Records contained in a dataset
####

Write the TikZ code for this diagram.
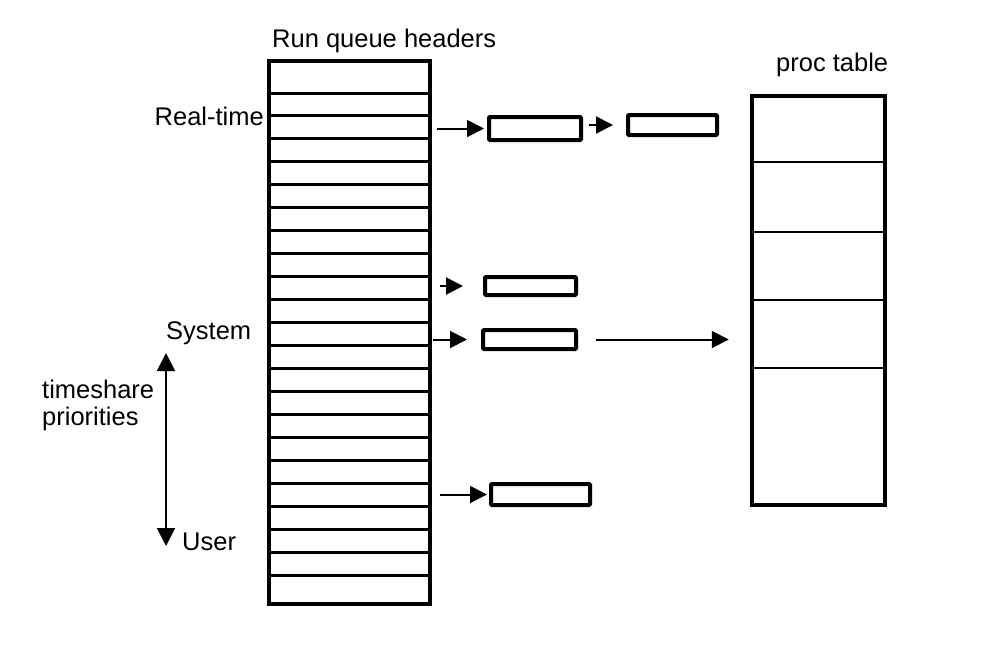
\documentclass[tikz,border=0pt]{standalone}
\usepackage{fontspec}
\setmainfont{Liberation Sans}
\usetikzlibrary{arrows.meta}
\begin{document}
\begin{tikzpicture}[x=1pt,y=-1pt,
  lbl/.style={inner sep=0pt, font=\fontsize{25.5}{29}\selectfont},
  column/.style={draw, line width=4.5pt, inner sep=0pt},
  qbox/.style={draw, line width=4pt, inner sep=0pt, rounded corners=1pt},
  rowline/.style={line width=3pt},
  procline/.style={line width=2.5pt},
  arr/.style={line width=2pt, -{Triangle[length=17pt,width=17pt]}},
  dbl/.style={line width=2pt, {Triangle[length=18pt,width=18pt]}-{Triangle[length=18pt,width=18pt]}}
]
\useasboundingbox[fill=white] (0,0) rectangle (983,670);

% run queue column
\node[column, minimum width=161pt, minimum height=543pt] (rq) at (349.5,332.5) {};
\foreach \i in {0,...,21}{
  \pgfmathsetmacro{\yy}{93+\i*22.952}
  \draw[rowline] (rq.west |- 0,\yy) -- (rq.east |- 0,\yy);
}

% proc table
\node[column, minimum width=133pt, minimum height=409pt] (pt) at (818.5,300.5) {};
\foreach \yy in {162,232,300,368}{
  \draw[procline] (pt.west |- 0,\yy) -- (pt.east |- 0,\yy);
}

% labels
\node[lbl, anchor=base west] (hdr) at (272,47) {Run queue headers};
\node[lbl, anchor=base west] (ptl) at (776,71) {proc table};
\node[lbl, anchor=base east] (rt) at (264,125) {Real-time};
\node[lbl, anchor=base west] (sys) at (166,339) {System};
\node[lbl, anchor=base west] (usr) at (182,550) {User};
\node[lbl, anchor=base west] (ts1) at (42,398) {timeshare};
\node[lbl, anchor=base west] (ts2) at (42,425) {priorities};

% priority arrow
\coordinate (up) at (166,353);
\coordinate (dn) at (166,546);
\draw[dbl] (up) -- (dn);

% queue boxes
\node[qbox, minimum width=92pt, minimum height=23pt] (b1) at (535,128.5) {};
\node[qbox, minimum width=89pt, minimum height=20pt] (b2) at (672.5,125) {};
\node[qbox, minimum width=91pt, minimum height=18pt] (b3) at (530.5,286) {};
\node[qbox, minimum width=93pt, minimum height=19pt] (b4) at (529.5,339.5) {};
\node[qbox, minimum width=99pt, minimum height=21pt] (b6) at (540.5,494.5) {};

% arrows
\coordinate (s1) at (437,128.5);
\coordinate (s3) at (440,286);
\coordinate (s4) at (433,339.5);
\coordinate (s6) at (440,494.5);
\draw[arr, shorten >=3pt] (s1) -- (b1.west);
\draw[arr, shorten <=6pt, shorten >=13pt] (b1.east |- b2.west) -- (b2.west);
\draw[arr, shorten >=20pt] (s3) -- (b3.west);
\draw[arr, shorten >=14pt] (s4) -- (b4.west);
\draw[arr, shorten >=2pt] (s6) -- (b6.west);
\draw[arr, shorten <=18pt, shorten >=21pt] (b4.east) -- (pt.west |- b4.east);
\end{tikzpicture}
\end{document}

####

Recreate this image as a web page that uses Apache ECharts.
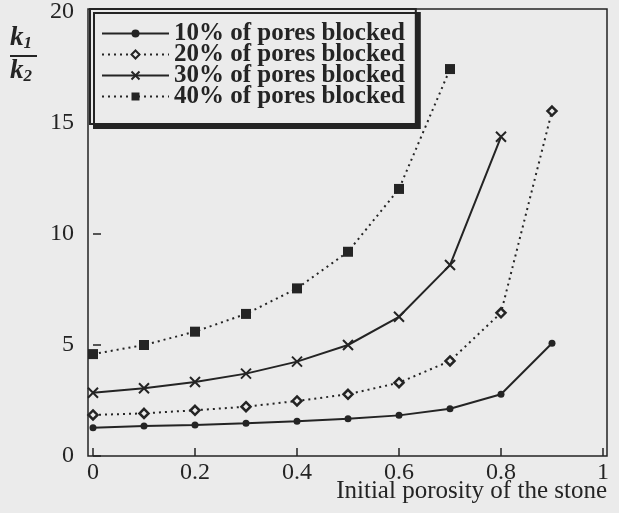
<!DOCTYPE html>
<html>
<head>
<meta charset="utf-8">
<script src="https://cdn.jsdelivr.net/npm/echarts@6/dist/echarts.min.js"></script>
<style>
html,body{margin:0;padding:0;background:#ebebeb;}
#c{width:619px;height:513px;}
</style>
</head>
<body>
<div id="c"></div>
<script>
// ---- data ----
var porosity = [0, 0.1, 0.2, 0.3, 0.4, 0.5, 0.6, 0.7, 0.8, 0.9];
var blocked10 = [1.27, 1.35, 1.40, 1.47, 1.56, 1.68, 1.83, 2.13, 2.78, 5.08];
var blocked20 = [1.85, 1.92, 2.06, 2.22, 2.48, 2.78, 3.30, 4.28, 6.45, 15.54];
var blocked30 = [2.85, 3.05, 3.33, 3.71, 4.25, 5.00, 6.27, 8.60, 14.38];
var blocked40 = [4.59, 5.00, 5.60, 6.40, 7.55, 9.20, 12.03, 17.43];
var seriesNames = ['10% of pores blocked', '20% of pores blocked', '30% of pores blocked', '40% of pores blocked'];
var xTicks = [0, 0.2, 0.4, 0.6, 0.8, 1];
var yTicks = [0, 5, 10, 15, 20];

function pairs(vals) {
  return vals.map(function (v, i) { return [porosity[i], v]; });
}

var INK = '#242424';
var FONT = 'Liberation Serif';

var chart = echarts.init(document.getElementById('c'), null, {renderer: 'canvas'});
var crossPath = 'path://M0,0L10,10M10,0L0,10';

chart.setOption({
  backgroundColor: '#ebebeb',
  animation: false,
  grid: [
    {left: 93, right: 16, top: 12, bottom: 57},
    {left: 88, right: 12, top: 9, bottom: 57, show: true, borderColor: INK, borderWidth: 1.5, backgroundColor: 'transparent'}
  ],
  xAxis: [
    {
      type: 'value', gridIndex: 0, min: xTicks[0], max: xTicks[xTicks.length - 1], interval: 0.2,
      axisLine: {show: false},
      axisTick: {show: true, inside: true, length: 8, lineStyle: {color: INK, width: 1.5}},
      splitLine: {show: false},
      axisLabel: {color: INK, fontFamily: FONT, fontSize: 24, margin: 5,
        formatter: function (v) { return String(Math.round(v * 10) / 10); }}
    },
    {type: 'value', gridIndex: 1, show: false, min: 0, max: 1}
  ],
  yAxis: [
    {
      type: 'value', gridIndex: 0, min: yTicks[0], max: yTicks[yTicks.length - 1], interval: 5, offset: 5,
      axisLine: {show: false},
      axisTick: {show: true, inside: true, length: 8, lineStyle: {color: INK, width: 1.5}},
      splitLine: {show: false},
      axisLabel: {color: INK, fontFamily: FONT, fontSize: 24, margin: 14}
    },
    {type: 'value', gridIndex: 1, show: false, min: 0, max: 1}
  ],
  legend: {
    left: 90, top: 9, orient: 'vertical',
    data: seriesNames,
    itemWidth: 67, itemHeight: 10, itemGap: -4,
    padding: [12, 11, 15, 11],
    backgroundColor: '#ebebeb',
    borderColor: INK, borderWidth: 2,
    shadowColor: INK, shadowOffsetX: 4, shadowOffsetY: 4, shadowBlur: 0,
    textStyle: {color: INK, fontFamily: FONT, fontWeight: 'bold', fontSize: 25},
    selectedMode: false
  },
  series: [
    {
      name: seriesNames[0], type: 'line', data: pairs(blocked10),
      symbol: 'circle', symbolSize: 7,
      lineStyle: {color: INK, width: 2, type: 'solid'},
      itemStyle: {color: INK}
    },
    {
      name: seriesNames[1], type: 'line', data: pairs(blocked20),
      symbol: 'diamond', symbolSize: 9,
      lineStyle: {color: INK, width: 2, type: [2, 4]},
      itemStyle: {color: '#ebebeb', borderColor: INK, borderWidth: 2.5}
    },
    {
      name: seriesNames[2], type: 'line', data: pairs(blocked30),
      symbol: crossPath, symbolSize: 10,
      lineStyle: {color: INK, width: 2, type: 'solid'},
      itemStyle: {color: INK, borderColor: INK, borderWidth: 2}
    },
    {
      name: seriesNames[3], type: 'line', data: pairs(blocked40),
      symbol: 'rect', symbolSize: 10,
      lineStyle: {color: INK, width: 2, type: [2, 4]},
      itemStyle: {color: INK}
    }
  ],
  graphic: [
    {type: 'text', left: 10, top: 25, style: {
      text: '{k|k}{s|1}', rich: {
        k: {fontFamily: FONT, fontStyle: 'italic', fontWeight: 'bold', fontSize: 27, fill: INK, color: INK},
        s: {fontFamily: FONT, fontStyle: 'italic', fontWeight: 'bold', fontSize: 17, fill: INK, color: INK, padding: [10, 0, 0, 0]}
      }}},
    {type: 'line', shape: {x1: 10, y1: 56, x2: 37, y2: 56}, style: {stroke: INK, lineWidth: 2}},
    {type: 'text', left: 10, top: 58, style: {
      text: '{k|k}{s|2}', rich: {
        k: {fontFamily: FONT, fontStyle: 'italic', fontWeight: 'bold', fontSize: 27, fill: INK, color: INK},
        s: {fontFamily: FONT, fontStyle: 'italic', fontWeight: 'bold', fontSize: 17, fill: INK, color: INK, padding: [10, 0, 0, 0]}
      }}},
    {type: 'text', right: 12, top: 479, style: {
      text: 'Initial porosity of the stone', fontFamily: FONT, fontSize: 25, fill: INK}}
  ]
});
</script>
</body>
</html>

####

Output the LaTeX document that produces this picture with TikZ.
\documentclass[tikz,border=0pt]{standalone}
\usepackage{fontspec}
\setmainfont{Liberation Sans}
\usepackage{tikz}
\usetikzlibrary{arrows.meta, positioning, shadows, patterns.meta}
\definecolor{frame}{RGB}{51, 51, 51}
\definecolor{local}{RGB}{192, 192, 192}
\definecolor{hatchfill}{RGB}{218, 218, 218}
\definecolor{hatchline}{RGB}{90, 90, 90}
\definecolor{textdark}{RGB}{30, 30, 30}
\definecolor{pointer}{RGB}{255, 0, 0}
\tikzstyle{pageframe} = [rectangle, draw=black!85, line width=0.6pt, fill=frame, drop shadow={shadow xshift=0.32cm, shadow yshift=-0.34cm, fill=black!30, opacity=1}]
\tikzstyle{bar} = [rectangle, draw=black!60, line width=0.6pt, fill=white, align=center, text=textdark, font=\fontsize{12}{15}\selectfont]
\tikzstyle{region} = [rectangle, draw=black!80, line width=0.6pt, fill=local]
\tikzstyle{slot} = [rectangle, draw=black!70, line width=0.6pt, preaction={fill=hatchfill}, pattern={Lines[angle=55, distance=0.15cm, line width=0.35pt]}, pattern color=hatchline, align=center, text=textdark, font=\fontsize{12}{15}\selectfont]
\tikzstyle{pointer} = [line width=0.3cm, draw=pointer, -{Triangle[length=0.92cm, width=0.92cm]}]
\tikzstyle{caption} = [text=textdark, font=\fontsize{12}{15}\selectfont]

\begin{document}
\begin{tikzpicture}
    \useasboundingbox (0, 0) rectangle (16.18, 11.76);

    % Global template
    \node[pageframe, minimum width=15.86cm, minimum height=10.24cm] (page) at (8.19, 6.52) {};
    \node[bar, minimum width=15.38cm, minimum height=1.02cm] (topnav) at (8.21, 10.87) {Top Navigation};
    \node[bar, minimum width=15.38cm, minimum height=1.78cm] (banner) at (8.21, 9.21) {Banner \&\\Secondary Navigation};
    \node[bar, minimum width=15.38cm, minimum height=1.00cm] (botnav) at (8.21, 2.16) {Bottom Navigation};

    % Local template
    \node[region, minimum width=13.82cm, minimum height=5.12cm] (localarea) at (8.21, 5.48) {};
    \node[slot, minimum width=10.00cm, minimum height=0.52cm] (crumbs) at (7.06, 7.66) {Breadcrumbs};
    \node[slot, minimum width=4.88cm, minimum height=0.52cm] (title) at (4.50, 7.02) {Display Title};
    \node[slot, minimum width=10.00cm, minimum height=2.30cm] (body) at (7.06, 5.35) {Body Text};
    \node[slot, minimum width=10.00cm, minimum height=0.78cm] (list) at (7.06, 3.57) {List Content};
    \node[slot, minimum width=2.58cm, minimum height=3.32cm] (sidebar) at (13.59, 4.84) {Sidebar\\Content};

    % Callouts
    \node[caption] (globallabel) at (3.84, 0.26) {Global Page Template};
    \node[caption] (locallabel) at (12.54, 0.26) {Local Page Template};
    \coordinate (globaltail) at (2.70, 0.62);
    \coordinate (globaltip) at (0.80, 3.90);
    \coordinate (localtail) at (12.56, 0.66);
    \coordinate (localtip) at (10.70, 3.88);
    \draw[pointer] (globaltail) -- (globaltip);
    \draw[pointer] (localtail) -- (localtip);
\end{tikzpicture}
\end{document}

####

# Task directions:
Begin with the line that contains "Recreate this image", end with the line that contains "var crossPath = 'path://M0,0L10,10M10,0L0,10';", and set down every line in that range exactly as it stands, minus the pictures.

# Exercise response:
Recreate this image as a web page that uses Apache ECharts.
<!DOCTYPE html>
<html>
<head>
<meta charset="utf-8">
<script src="https://cdn.jsdelivr.net/npm/echarts@6/dist/echarts.min.js"></script>
<style>
html,body{margin:0;padding:0;background:#ebebeb;}
#c{width:619px;height:513px;}
</style>
</head>
<body>
<div id="c"></div>
<script>
// ---- data ----
var porosity = [0, 0.1, 0.2, 0.3, 0.4, 0.5, 0.6, 0.7, 0.8, 0.9];
var blocked10 = [1.27, 1.35, 1.40, 1.47, 1.56, 1.68, 1.83, 2.13, 2.78, 5.08];
var blocked20 = [1.85, 1.92, 2.06, 2.22, 2.48, 2.78, 3.30, 4.28, 6.45, 15.54];
var blocked30 = [2.85, 3.05, 3.33, 3.71, 4.25, 5.00, 6.27, 8.60, 14.38];
var blocked40 = [4.59, 5.00, 5.60, 6.40, 7.55, 9.20, 12.03, 17.43];
var seriesNames = ['10% of pores blocked', '20% of pores blocked', '30% of pores blocked', '40% of pores blocked'];
var xTicks = [0, 0.2, 0.4, 0.6, 0.8, 1];
var yTicks = [0, 5, 10, 15, 20];

function pairs(vals) {
  return vals.map(function (v, i) { return [porosity[i], v]; });
}

var INK = '#242424';
var FONT = 'Liberation Serif';

var chart = echarts.init(document.getElementById('c'), null, {renderer: 'canvas'});
var crossPath = 'path://M0,0L10,10M10,0L0,10';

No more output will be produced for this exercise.